2) usability for activists
His second major theme is usability, and how it's critical if these tools are to be any use to people at the grassroots. As he says about some of the social activists at netsquared
"These are not technical people. And they want to build sites for even less non-technical people. They want to bring Drupal to third grade teachers in Indiana, church-basement activist groups, street orphans in South Africa, or Vietnamese farmers. These people may have very little experience on the web. The idea of "filtered HTML" is likely beyond their concern.
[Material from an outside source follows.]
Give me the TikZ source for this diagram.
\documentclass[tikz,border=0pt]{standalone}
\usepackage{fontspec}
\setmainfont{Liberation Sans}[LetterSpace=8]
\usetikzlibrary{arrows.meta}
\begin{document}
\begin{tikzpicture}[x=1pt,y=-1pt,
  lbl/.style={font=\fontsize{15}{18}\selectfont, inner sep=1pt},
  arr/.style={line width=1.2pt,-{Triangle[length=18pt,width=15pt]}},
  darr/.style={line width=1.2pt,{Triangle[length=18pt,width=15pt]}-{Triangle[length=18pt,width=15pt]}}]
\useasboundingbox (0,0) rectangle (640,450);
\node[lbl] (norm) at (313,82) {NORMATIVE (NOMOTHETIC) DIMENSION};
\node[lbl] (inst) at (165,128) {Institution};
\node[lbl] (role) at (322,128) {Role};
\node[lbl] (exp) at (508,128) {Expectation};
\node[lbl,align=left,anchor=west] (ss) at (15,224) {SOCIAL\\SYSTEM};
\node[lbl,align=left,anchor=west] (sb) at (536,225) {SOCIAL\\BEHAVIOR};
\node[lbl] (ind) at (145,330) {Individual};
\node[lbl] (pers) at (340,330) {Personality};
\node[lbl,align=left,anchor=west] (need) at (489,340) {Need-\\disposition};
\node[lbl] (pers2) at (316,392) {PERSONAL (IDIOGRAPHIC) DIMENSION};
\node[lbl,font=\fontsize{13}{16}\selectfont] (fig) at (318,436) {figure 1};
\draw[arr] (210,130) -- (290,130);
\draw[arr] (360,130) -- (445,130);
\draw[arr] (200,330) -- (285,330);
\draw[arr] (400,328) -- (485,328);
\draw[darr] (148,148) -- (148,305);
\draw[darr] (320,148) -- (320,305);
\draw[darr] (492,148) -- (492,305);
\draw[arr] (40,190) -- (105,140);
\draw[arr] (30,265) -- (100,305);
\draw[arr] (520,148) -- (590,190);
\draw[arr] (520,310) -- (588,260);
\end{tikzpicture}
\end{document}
And administrative idioms such as "node", "taxonomy", "vocabularies", "terms", even "menu items" and "blocks" are usually only understood after some conscious effort".
Jeff contrasts the clunkiness of Drupal with Apple products like iMovie and Automator which show "how even very complex operations and configurations can be simplified into a friendly user interface that the average user can begin to grasp".
3) drupal distributions
This is a simple idea that could pack a real punch;
"Drupal should have maintained, funded distributions (pre-configured packages of Drupal with add-on modules and themes) to act as a quick-start launch pad for various common website types".
Having specialist server-side distributions would extend the existing idea of operating system distributions (various Linux distros) and application distributions (like tactical tech's NGO-in-a-box series ). Instead of a community group spending months getting up to speed on Drupal, experimenting with various modules and wiring things together, there would be tailored Drupal distributions for specialized purposes e.g. a community events management system with discussion boards and event-related photo galleries and mailing lists.
footnote: linux live CDs and community translators
Part of my enthusiasm for easy-to-use distros comes from running a web project that delivered vital advice in community languages to refugees and asylum seekers in the UK. I needed non-technical tranlsators to be able to generate Unicode text in languages like Bengali, at a time when this was not possible in Microsoft Word. The tech side could be done with a combination of Linux and OpenOffice, but there was zero chance of the community translators being able to install this on their own computers. Then along came Indic language live CDs like Indlinux . They cut right through the problem; simply ask the translators to pop the CD in their computers at start-up and bingo - urgent translated text in the correct technical standards for web delivery.